Computed Join
A Computed Join Container allows you to combine data from two containers, which can be from the same source datastore or different source datastores (e.g., a database table vs. a file system container). You can choose the join type (Inner, Left, Right, or Full Outer) and apply transformations, filters, and custom queries to the joined result. This feature is useful when you want to:
-
Merge information from multiple source datastores into a single dataset.
-
Perform cross-datastore analysis (e.g., JDBC tables with DFS files).
-
Apply Spark SQL transformations and filters on top of the joined data.
Let's get started 🚀
How It Works
The Add Computed Join form consists of:
REF. | FIELDS | DESCRIPTION |
---|---|---|
1 | Name | The unique name for your computed join container. |
2 | Join Type | Choose one of the following: • Inner Join: Keeps only rows with matching keys in both containers. • Left Join: Keeps all rows from the left container, matching rows from the right. • Right Join: Keeps all rows from the right container, matching rows from the left. • Full Outer Join: Keeps all rows from both containers. |
3 | Left Reference | • Datastore: Source datastore where the computed join container will be created. • Container: The left container to join. • Field: The key (column) to join on. • Prefix: A label (e.g., left ) applied to all columns from this container. |
4 | Right Reference | • Datastore: Source datastore containing the second container. • Container: The right container to join. • Field: The key (column) to join on. • Prefix: A label (e.g., right ) applied to all columns from this container. |
5 | Select Expression | A list of columns to include in the result.

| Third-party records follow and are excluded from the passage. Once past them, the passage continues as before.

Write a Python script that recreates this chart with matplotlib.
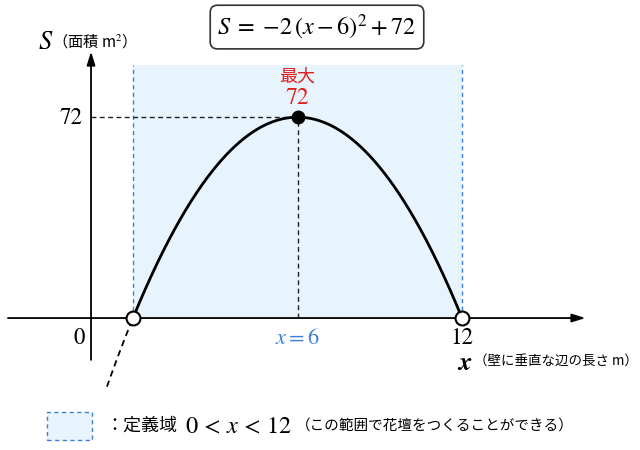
import matplotlib
matplotlib.use("Agg")
import matplotlib.pyplot as plt
import numpy as np
from matplotlib.patches import Rectangle

plt.rcParams['mathtext.fontset'] = 'stix'
plt.rcParams['font.family'] = ['Noto Sans CJK JP', 'DejaVu Sans']

# --- data ---
a_coef, h_coef, k_coef = -2, 6, 72          # S = -2(x-6)^2 + 72
domain = [0, 12]                             # 0 < x < 12
vertex_x, vertex_y = 6, 72
tick_y_labels = ["72"]
tick_x_labels = ["0", "x=6", "12"]
ext_left = -0.95                             # dashed continuation outside domain

CJK = ['Noto Sans CJK JP', 'DejaVu Sans']
BLUE = '#3f7fd9'
RED = '#e0201c'
FILL = '#e8f4fd'

def S(x):
    return a_coef * (np.asarray(x) - h_coef) ** 2 + k_coef

fig = plt.figure(figsize=(6.4, 4.5), dpi=100)
ax = fig.add_axes([0, 0, 1, 1])
ax.set_xlim(-4.85, 18.49)
ax.set_ylim(-47.3, 114.0)
ax.axis('off')

# domain shading
top = 90.7
ax.add_patch(Rectangle((domain[0], 0), domain[1] - domain[0], top,
                       facecolor=FILL, edgecolor='none', zorder=0))
for xv in domain:
    ax.plot([xv, xv], [0, top], ls=(0, (3, 2.5)), color=BLUE, lw=1.0, zorder=1)

# axes
yax = -1.53
ax.annotate('', xy=(16.5, 0), xytext=(-4.56, 0),
            arrowprops=dict(arrowstyle='-|>,head_length=0.8,head_width=0.25',
                            color='black', lw=1.3, shrinkA=0, shrinkB=0), zorder=3)
ax.annotate('', xy=(yax, 95.5), xytext=(yax, -15),
            arrowprops=dict(arrowstyle='-|>,head_length=0.8,head_width=0.25',
                            color='black', lw=1.3, shrinkA=0, shrinkB=0), zorder=3)

# guide lines
ax.plot([yax, vertex_x], [vertex_y, vertex_y], ls=(0, (3.5, 2.5)), color='#222222', lw=1.0, zorder=2)
ax.plot([vertex_x, vertex_x], [0, vertex_y], ls=(0, (3.5, 2.5)), color='#222222', lw=1.0, zorder=2)

# curve
xs = np.linspace(domain[0], domain[1], 400)
ax.plot(xs, S(xs), color='black', lw=2.0, zorder=4)
xe = np.linspace(ext_left, domain[0], 50)
ax.plot(xe, S(xe), color='black', lw=1.3, ls=(0, (3.5, 2.5)), zorder=4)

# points
ax.plot(domain, [S(domain[0]), S(domain[1])], 'o', ms=10, mfc='white', mec='black', mew=1.5, zorder=6)
ax.plot([vertex_x], [vertex_y], 'o', ms=9, color='black', zorder=6)

# labels
ax.text(-1.85, vertex_y - 0.3, tick_y_labels[0], ha='right', va='center', fontsize=16.5, fontfamily='STIXGeneral')
ax.text(-1.75, -7.3, tick_x_labels[0], ha='right', va='center', fontsize=16.5, fontfamily='STIXGeneral')
ax.text(vertex_x, -7.0, r'$x=6$', ha='center', va='center', fontsize=16, color=BLUE)
ax.text(domain[1], -7.3, tick_x_labels[2], ha='center', va='center', fontsize=16.5, fontfamily='STIXGeneral')

ax.text(vertex_x, 86.6, '最大', ha='center', va='center', fontsize=13, color=RED, family=CJK)
ax.text(vertex_x, 78.8, '72', ha='center', va='center', fontsize=17, color=RED, fontfamily='STIXGeneral')

ax.text(-3.45, 99.0, r'$S$', ha='left', va='center', fontsize=19)
ax.text(-2.95, 99.3, '（面積 m$^2$）', ha='left', va='center', fontsize=11, family=CJK)

ax.text(11.8, -15.9, r'$\boldsymbol{x}$', ha='left', va='center', fontsize=19)
ax.text(12.42, -15.4, '（壁に垂直な辺の長さ m）', ha='left', va='center', fontsize=9.7, family=CJK)

# equation box
ax.text(6.71, 104.3, r'$S\;=\;{-2}\,(x-6)^2+72$', ha='center', va='center', fontsize=17.5,
        bbox=dict(boxstyle='round,pad=0.3,rounding_size=0.3', fc='white', ec='#333333', lw=1.2))

# legend
ax.add_patch(Rectangle((-3.14, -43.7), 1.64, 10.0, facecolor=FILL, edgecolor=BLUE,
                       ls=(0, (3, 2.5)), lw=1.0, zorder=2))
ax.text(-1.0, -38.7, '：定義域', ha='left', va='center', fontsize=13, family=CJK)
ax.text(1.9, -38.9, r'$0\,<\,x\,<\,12$', ha='left', va='center', fontsize=17.5)
ax.text(5.95, -38.7, '（この範囲で花壇をつくることができる）', ha='left', va='center', fontsize=10.5, family=CJK)

fig.savefig('out.png', dpi=100)
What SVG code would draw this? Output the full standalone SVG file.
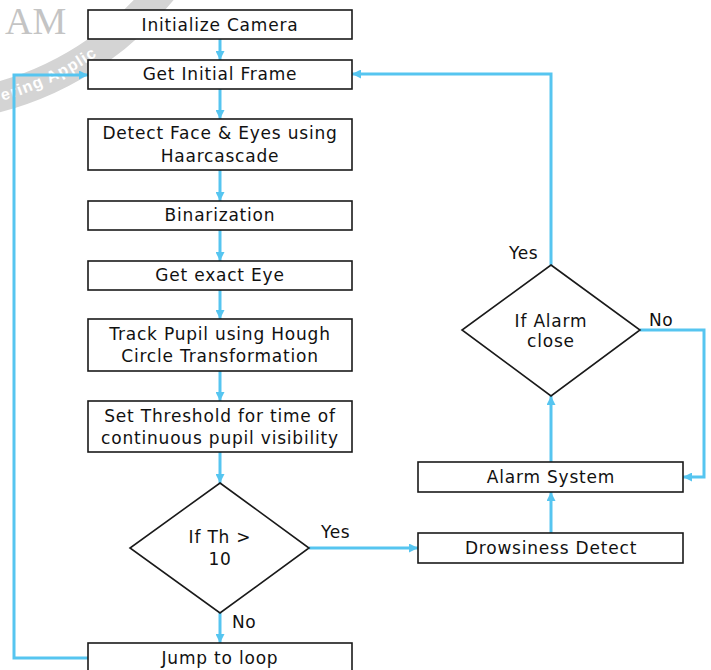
<svg xmlns="http://www.w3.org/2000/svg" width="711" height="670" viewBox="0 0 711 670">
<style>
.box{fill:#fff;stroke:#1a1a1a;stroke-width:1.6}
.t{font-family:"DejaVu Sans",Verdana,sans-serif;font-size:17px;fill:#111;text-anchor:middle;letter-spacing:0.8px}
.lbl{font-family:"DejaVu Sans",Verdana,sans-serif;font-size:17px;fill:#111;letter-spacing:0.6px}
.ca{fill:none;stroke:#56C5F0;stroke-width:3;marker-end:url(#ah)}
</style>
<defs>
<marker id="ah" viewBox="0 0 10 10" refX="10" refY="5" markerWidth="9" markerHeight="9" markerUnits="userSpaceOnUse" orient="auto">
<path d="M0,0 L10,5 L0,10 Z" fill="#56C5F0"/>
</marker>
<path id="wm" d="M -10,104 A 318 318 0 0 0 175,-22"/>
</defs>
<rect width="711" height="670" fill="#fff"/>
<g id="watermark">
<path d="M -28.5,103 A 314 314 0 0 0 189,-49" fill="none" stroke="#d4d4d4" stroke-width="30"/>
<text x="5" y="34" font-family="Liberation Serif,serif" font-size="38" fill="#c4c4c4">AM</text>
<text font-family="Liberation Sans,Arial,sans-serif" font-size="16" font-weight="bold" fill="#fff" letter-spacing="1.2"><textPath href="#wm" startOffset="13">ering Applic</textPath></text>
</g>
<g id="connectors">
<line class="ca" x1="220" y1="39" x2="220" y2="60"/>
<line class="ca" x1="220" y1="89" x2="220" y2="119"/>
<line class="ca" x1="220" y1="170" x2="220" y2="201"/>
<line class="ca" x1="220" y1="230" x2="220" y2="261"/>
<line class="ca" x1="220" y1="290" x2="220" y2="319"/>
<line class="ca" x1="220" y1="371" x2="220" y2="401"/>
<line class="ca" x1="220" y1="452" x2="220" y2="483"/>
<line class="ca" x1="220" y1="613" x2="220" y2="643"/>
<polyline class="ca" points="88,658 14,658 14,75 88,75"/>
<line class="ca" x1="309" y1="548" x2="418" y2="548"/>
<line class="ca" x1="551" y1="533" x2="551" y2="492"/>
<line class="ca" x1="551" y1="462" x2="551" y2="396"/>
<polyline class="ca" points="551,265 551,74 352,74"/>
<polyline class="ca" points="640,330 704,330 704,477 683,477"/>
<text class="lbl" x="321" y="538">Yes</text>
<text class="lbl" x="232" y="628">No</text>
<text class="lbl" x="509" y="259">Yes</text>
<text class="lbl" x="649" y="326">No</text>
</g>
<g id="n1"><rect class="box" x="88" y="10" width="264" height="29"/><text class="t" x="220" y="31">Initialize Camera</text></g>
<g id="n2"><rect class="box" x="88" y="60" width="264" height="29"/><text class="t" x="220" y="80">Get Initial Frame</text></g>
<g id="n3"><rect class="box" x="88" y="119" width="264" height="51"/><text class="t" x="220" y="139">Detect Face &amp; Eyes using</text><text class="t" x="220" y="162">Haarcascade</text></g>
<g id="n4"><rect class="box" x="88" y="201" width="264" height="29"/><text class="t" x="220" y="221">Binarization</text></g>
<g id="n5"><rect class="box" x="88" y="261" width="264" height="29"/><text class="t" x="220" y="281">Get exact Eye</text></g>
<g id="n6"><rect class="box" x="88" y="319" width="264" height="52"/><text class="t" x="220" y="340">Track Pupil using Hough</text><text class="t" x="220" y="362">Circle Transformation</text></g>
<g id="n7"><rect class="box" x="88" y="401" width="264" height="51"/><text class="t" x="220" y="422">Set Threshold for time of</text><text class="t" x="220" y="444">continuous pupil visibility</text></g>
<g id="n8"><polygon class="box" points="220,483 309,548 220,613 130,548"/><text class="t" x="220" y="543">If Th &gt;</text><text class="t" x="220" y="565">10</text></g>
<g id="n9"><rect class="box" x="88" y="643" width="264" height="30"/><text class="t" x="220" y="664">Jump to loop</text></g>
<g id="n10"><rect class="box" x="418" y="533" width="265" height="30"/><text class="t" x="551" y="554">Drowsiness Detect</text></g>
<g id="n11"><rect class="box" x="418" y="462" width="265" height="30"/><text class="t" x="551" y="483">Alarm System</text></g>
<g id="n12"><polygon class="box" points="551,265 640,330 551,396 462,330"/><text class="t" x="551" y="327">If Alarm</text><text class="t" x="551" y="347">close</text></g>
</svg>
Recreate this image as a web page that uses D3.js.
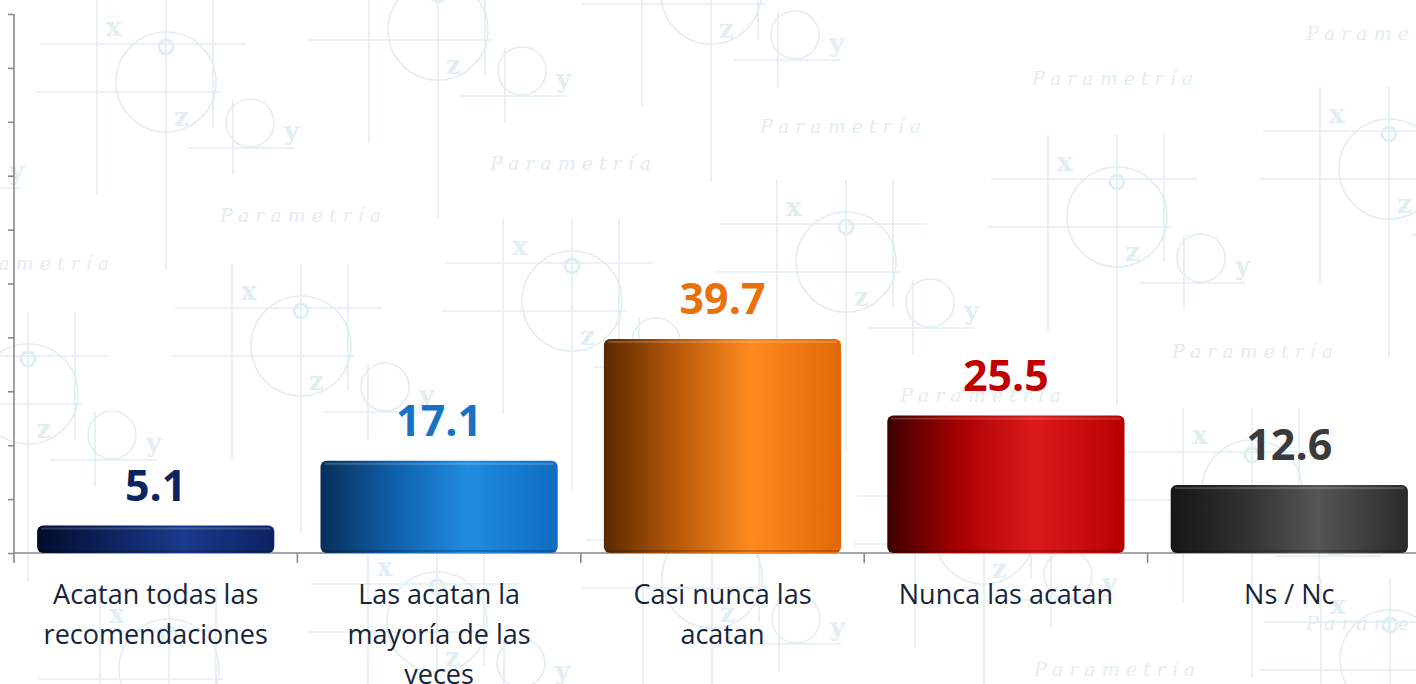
<!DOCTYPE html>
<html>
<head>
<meta charset="utf-8">
<script src="https://cdn.jsdelivr.net/npm/d3@7"></script>
<style>
  html, body { margin: 0; padding: 0; background: #ffffff; }
  svg { display: block; }
</style>
</head>
<body>
<div id="chart"></div>
<script>
// datos del gráfico
const categories = ["Acatan todas las recomendaciones", "Las acatan la mayoría de las veces", "Casi nunca las acatan", "Nunca las acatan", "Ns / Nc"];
const labelLines = [["Acatan todas las", "recomendaciones"], ["Las acatan la", "mayoría de las", "veces"], ["Casi nunca las", "acatan"], ["Nunca las acatan"], ["Ns / Nc"]];
const values = [5.1, 17.1, 39.7, 25.5, 12.6];
const yTicks = [0, 10, 20, 30, 40, 50, 60, 70, 80, 90, 100];

// colores: etiqueta y degradado de cada barra
const labelColors = ["#0c2461", "#1873c4", "#e8710a", "#c00000", "#3b3b3b"];
const barStops = [
  ["#020b2c", "#0d235e", "#1a3a8c", "#0c2262"],
  ["#082e5a", "#0f5ea8", "#1f8ce0", "#106cc0"],
  ["#5a2800", "#b55808", "#ff8a1f", "#e06808"],
  ["#3c0000", "#a80000", "#dc1a1a", "#b80000"],
  ["#161616", "#303030", "#555555", "#2a2a2a"]
];

const W = 1416, H = 684;
const svg = d3.select("#chart").append("svg").attr("width", W).attr("height", H);

// ---- marca de agua de fondo ----
const wm = "#e2eef0";
const motifs = [[166, 82], [438, 30], [711, -6], [1389, 169], [1117, 217], [846, 262], [572, 301],
  [301, 346], [28, 394], [437, 622], [984, 534], [169, 669], [712, 578], [1252, 490], [-109, 122], [1390, 660]];
const words = [[220, 222], [490, 170], [760, 133], [1032, 85], [1306, 40], [-52, 270], [1172, 358], [900, 402], [1034, 676], [1306, 630]];

const bg = svg.append("g").attr("stroke", wm).attr("fill", "none").attr("stroke-width", 1.6);
motifs.forEach(([cx, cy]) => {
  const g = bg.append("g").attr("transform", `translate(${cx},${cy})`);
  const lines = [[-126, -38, 81, -38], [-130, 10, 54, 10], [-69, -82, -69, 113], [0, -82, 0, 188],
    [47, -82, 47, 45], [22, 66, 129, 66], [67, 18, 67, 93]];
  lines.forEach(l => g.append("line").attr("x1", l[0]).attr("y1", l[1]).attr("x2", l[2]).attr("y2", l[3]));
  g.append("circle").attr("r", 50);
  g.append("circle").attr("cy", -35).attr("r", 7).attr("stroke-width", 3);
  g.append("circle").attr("cx", 84).attr("cy", 41).attr("r", 24);
  [["x", -60, -46], ["z", 8, 44], ["y", 118, 58]].forEach(t => {
    g.append("text").attr("x", t[1]).attr("y", t[2]).text(t[0])
      .attr("fill", wm).attr("stroke", "none")
      .style("font-family", "'DejaVu Serif', serif").style("font-weight", "bold").style("font-size", "26px");
  });
});
words.forEach(([x, y]) => {
  bg.append("text").attr("x", x).attr("y", y).text("Parametría")
    .attr("fill", wm).attr("stroke", "none")
    .style("font-family", "'DejaVu Serif', serif").style("font-style", "italic")
    .style("font-size", "19px").style("letter-spacing", "6px");
});

// ---- escalas ----
const x = d3.scaleBand().domain(categories).range([14, 14 + 5 * 283.4]).paddingInner(0.163).paddingOuter(0.0815);
const y = d3.scaleLinear().domain([0, 100]).range([553, 14]);

// degradados
const defs = svg.append("defs");
barStops.forEach((stops, i) => {
  const gr = defs.append("linearGradient").attr("id", "bar" + i).attr("x1", 0).attr("x2", 1).attr("y1", 0).attr("y2", 0);
  [0, 0.3, 0.62, 1].forEach((o, j) => gr.append("stop").attr("offset", o).attr("stop-color", stops[j]));
});

// ---- ejes ----
const axisColor = "#8a8a8a";
const yAxis = svg.append("g").attr("transform", "translate(14,0)")
  .call(d3.axisLeft(y).tickValues(yTicks).tickSize(6).tickFormat(""));
yAxis.select(".domain").attr("d", `M0,${y(100)}V563`);
yAxis.selectAll("line, path").attr("stroke", axisColor).attr("stroke-width", 1.6);

const bounds = d3.range(categories.length).map(i => 14 + (i + 1) * x.step());
const xAxis = svg.append("g");
xAxis.append("line").attr("x1", 14).attr("x2", W).attr("y1", y(0)).attr("y2", y(0))
  .attr("stroke", axisColor).attr("stroke-width", 1.6);
xAxis.selectAll(".tk").data(bounds).enter().append("line")
  .attr("x1", d => d).attr("x2", d => d).attr("y1", y(0)).attr("y2", y(0) + 10)
  .attr("stroke", axisColor).attr("stroke-width", 1.6);

// ---- barras ----
const bars = svg.append("g").selectAll("g").data(values).enter().append("g");
bars.append("rect")
  .attr("x", (d, i) => x(categories[i]))
  .attr("y", d => y(d))
  .attr("width", x.bandwidth())
  .attr("height", d => y(0) - y(d))
  .attr("rx", 6)
  .attr("fill", (d, i) => `url(#bar${i})`);
// brillo superior
bars.append("rect")
  .attr("x", (d, i) => x(categories[i]) + 4)
  .attr("y", d => y(d) + 2)
  .attr("width", x.bandwidth() - 8)
  .attr("height", 2)
  .attr("fill", "#ffffff").attr("opacity", 0.18);
// sombra inferior
bars.append("rect")
  .attr("x", (d, i) => x(categories[i]) + 2)
  .attr("y", y(0) - 3)
  .attr("width", x.bandwidth() - 4)
  .attr("height", 2)
  .attr("fill", "#000000").attr("opacity", 0.2);

// valores
svg.append("g").selectAll("text").data(values).enter().append("text")
  .attr("x", (d, i) => x(categories[i]) + x.bandwidth() / 2)
  .attr("y", d => y(d) - 25)
  .attr("text-anchor", "middle")
  .attr("fill", (d, i) => labelColors[i])
  .style("font-family", "'Open Sans', sans-serif")
  .style("font-weight", "bold")
  .style("font-size", "43px")
  .text(d => d.toFixed(1));

// etiquetas de categoría
const cat = svg.append("g").selectAll("text").data(categories).enter().append("text")
  .attr("text-anchor", "middle")
  .attr("fill", "#16253b")
  .style("font-family", "'Open Sans', sans-serif")
  .style("font-size", "27px");
cat.each(function (d, i) {
  const t = d3.select(this);
  labelLines[i].forEach((ln, j) => {
    t.append("tspan").attr("x", x(d) + x.bandwidth() / 2).attr("y", 604 + j * 40).text(ln);
  });
});
</script>
</body>
</html>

Columns are automatically prefixed (e.g., left_name , right_name ) to avoid conflicts. |
6 | Filter Clause (WHERE) | Additional filters applied to the join result. |
Example Use Case
Scenario
We want to join:
- Left Container: customers
- Right Container: orders
- Join Key: customer_id
- Join Type: Left Join
- Prefixes: cust_ and order_
Input Tables
customers
customer_id | name | city |
---|---|---|
1 | Alice | Berlin |
2 | Bob | London |
3 | Charlie | Paris |
orders
order_id | customer_id | product |
---|---|---|
101 | 1 | Laptop |
102 | 1 | Mouse |
103 | 2 | Keyboard |
Joined Result (Left Join)
cust_customer_id | cust_name | cust_city | order_order_id | order_product |
---|---|---|---|---|
1 | Alice | Berlin | 101 | Laptop |
1 | Alice | Berlin | 102 | Mouse |
2 | Bob | London | 103 | Keyboard |
3 | Charlie | Paris | NULL | NULL |
Visual Diagram
+------------+ +--------+
| customers | LEFT JOIN | orders |
+------------+ <-------------> +--------+
| |
+-- customer_id = customer_id --+
API Example
Endpoint
Post: /api/containers
Expected response: 200 OK
{
"container_type": "computed_join",
"name": "customer_orders_join",
"select_clause": "cust_customer_id, cust_name, cust_city, order_order_id, order_product",
"where_clause": null,
"left_join_field_name": "customer_id",
"left_prefix": "cust",
"right_join_field_name": "customer_id",
"right_prefix": "order",
"join_type": "left",
"left_container_id": 101,
"right_container_id": 202
}
Tips
- Always set prefixes to avoid column name collisions.
- Use Select Expression to choose only the columns you need.
- Apply Filter Clause for better performance by reducing unnecessary data.
- Test the join type with sample data to verify expected behavior.